start MATERIAL

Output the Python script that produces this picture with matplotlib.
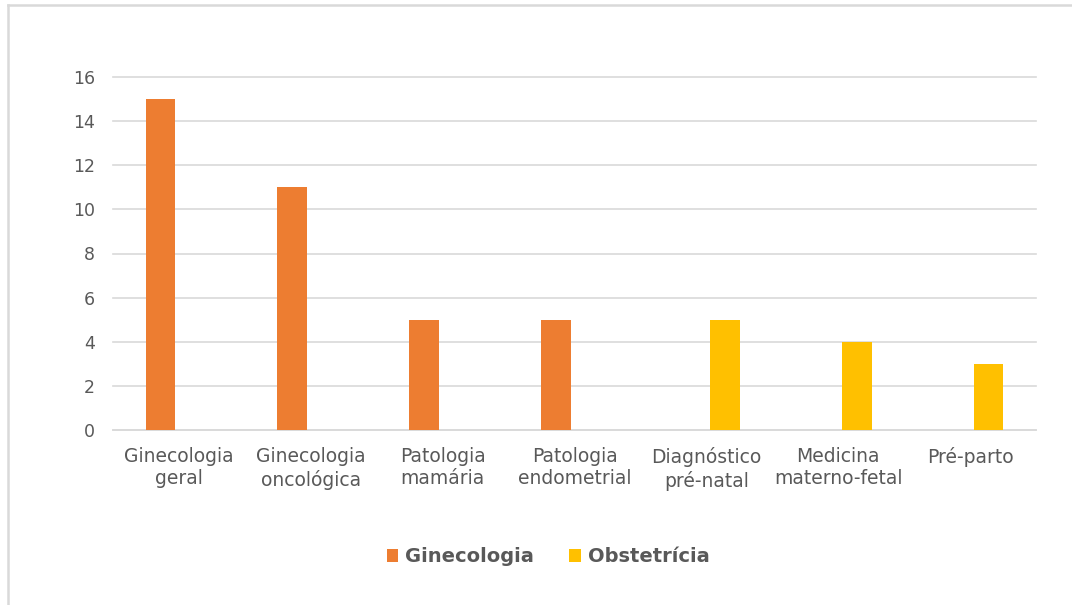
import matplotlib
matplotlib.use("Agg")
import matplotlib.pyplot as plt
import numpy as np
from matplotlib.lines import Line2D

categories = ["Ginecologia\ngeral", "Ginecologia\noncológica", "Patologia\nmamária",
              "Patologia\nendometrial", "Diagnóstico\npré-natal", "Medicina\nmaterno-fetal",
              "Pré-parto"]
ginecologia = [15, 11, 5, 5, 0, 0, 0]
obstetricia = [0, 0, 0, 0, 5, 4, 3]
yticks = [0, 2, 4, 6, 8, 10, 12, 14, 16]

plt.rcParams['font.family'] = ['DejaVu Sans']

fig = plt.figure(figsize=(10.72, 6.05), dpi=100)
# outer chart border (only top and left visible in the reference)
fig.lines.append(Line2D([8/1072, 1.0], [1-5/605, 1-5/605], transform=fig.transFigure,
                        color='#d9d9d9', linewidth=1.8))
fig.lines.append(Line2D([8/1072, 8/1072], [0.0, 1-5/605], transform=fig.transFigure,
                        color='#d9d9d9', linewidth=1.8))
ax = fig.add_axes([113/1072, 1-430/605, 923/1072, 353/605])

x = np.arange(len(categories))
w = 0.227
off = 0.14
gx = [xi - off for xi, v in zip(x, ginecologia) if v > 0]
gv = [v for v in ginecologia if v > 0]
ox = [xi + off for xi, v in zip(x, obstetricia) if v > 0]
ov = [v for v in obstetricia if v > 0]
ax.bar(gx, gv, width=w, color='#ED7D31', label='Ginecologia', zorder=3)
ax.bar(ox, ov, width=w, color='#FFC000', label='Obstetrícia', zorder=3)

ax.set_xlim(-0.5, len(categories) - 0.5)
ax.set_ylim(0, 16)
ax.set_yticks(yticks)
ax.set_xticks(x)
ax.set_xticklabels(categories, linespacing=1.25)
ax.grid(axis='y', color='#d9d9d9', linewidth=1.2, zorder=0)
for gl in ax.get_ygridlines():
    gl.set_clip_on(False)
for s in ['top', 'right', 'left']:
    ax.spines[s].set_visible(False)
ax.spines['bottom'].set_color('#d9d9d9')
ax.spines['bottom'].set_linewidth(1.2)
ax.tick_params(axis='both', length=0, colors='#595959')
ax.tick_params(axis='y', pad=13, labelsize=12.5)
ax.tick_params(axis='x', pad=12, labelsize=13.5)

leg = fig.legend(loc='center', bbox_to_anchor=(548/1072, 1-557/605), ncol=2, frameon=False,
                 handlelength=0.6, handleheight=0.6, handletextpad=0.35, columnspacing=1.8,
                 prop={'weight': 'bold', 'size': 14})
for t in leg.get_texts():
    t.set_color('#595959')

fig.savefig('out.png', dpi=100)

end MATERIAL

WHAT TO WORK ON: Repeat, word for word and with no pictures, only the lines running from the beginning of the data to the line that contains "ax.tick_params(axis='x', pad=12, labelsize=13.5)".

FULL RESPONSE:
Output the Python script that produces this picture with matplotlib.
import matplotlib
matplotlib.use("Agg")
import matplotlib.pyplot as plt
import numpy as np
from matplotlib.lines import Line2D

categories = ["Ginecologia\ngeral", "Ginecologia\noncológica", "Patologia\nmamária",
              "Patologia\nendometrial", "Diagnóstico\npré-natal", "Medicina\nmaterno-fetal",
              "Pré-parto"]
ginecologia = [15, 11, 5, 5, 0, 0, 0]
obstetricia = [0, 0, 0, 0, 5, 4, 3]
yticks = [0, 2, 4, 6, 8, 10, 12, 14, 16]

plt.rcParams['font.family'] = ['DejaVu Sans']

fig = plt.figure(figsize=(10.72, 6.05), dpi=100)
# outer chart border (only top and left visible in the reference)
fig.lines.append(Line2D([8/1072, 1.0], [1-5/605, 1-5/605], transform=fig.transFigure,
                        color='#d9d9d9', linewidth=1.8))
fig.lines.append(Line2D([8/1072, 8/1072], [0.0, 1-5/605], transform=fig.transFigure,
                        color='#d9d9d9', linewidth=1.8))
ax = fig.add_axes([113/1072, 1-430/605, 923/1072, 353/605])

x = np.arange(len(categories))
w = 0.227
off = 0.14
gx = [xi - off for xi, v in zip(x, ginecologia) if v > 0]
gv = [v for v in ginecologia if v > 0]
ox = [xi + off for xi, v in zip(x, obstetricia) if v > 0]
ov = [v for v in obstetricia if v > 0]
ax.bar(gx, gv, width=w, color='#ED7D31', label='Ginecologia', zorder=3)
ax.bar(ox, ov, width=w, color='#FFC000', label='Obstetrícia', zorder=3)

ax.set_xlim(-0.5, len(categories) - 0.5)
ax.set_ylim(0, 16)
ax.set_yticks(yticks)
ax.set_xticks(x)
ax.set_xticklabels(categories, linespacing=1.25)
ax.grid(axis='y', color='#d9d9d9', linewidth=1.2, zorder=0)
for gl in ax.get_ygridlines():
    gl.set_clip_on(False)
for s in ['top', 'right', 'left']:
    ax.spines[s].set_visible(False)
ax.spines['bottom'].set_color('#d9d9d9')
ax.spines['bottom'].set_linewidth(1.2)
ax.tick_params(axis='both', length=0, colors='#595959')
ax.tick_params(axis='y', pad=13, labelsize=12.5)
ax.tick_params(axis='x', pad=12, labelsize=13.5)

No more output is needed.